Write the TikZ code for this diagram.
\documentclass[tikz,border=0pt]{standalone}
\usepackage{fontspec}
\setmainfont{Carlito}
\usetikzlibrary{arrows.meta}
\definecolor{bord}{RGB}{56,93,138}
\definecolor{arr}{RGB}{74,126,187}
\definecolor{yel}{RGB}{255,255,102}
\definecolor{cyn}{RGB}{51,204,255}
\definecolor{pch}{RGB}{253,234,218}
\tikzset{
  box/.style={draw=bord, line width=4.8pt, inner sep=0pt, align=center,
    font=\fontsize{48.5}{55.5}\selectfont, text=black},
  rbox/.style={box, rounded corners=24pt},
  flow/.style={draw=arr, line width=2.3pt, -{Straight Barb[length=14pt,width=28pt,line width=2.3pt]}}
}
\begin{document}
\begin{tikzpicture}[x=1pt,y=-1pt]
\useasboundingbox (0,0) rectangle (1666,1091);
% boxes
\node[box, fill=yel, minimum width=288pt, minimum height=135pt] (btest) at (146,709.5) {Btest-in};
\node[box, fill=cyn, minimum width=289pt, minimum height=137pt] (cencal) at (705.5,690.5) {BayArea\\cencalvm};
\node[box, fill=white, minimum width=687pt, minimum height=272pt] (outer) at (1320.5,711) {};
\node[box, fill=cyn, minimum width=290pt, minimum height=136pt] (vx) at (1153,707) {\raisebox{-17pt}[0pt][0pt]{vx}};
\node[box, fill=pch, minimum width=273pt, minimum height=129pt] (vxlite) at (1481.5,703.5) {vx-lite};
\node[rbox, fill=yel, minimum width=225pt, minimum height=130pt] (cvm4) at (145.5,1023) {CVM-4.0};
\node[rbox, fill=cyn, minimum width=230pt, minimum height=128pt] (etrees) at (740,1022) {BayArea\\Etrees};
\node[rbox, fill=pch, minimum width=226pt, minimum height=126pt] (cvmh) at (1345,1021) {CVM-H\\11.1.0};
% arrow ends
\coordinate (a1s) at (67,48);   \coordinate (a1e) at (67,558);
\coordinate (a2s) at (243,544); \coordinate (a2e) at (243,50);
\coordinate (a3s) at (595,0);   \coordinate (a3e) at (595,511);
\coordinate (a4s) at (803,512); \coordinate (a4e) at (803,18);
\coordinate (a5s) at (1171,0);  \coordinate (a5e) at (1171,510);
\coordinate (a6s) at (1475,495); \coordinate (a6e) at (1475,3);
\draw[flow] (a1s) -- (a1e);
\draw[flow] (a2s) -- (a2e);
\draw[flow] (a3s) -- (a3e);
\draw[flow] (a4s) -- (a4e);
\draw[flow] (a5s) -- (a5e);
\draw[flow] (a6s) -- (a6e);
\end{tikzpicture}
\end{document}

__________________________________________________

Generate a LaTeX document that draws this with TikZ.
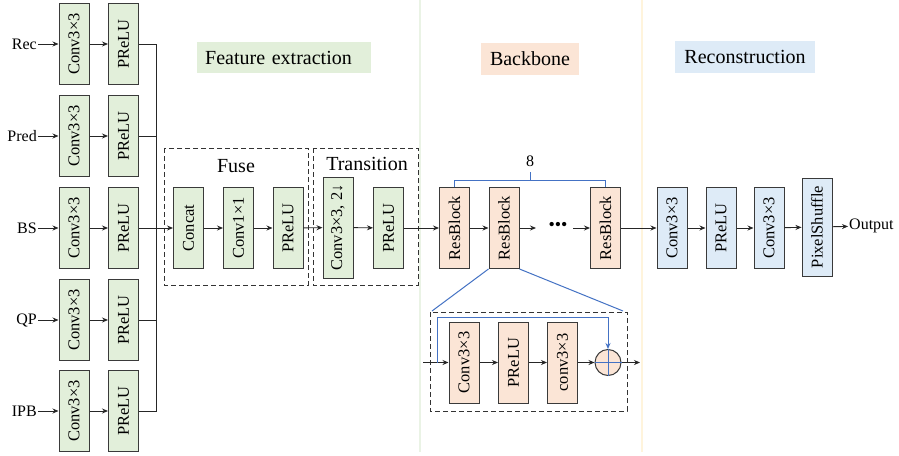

__________________________________________________

> [SHORT TASK]: In the listing, find every line with the word "this" and state how many there are, nothing more.

> [REPLY TO THE TASK]: 2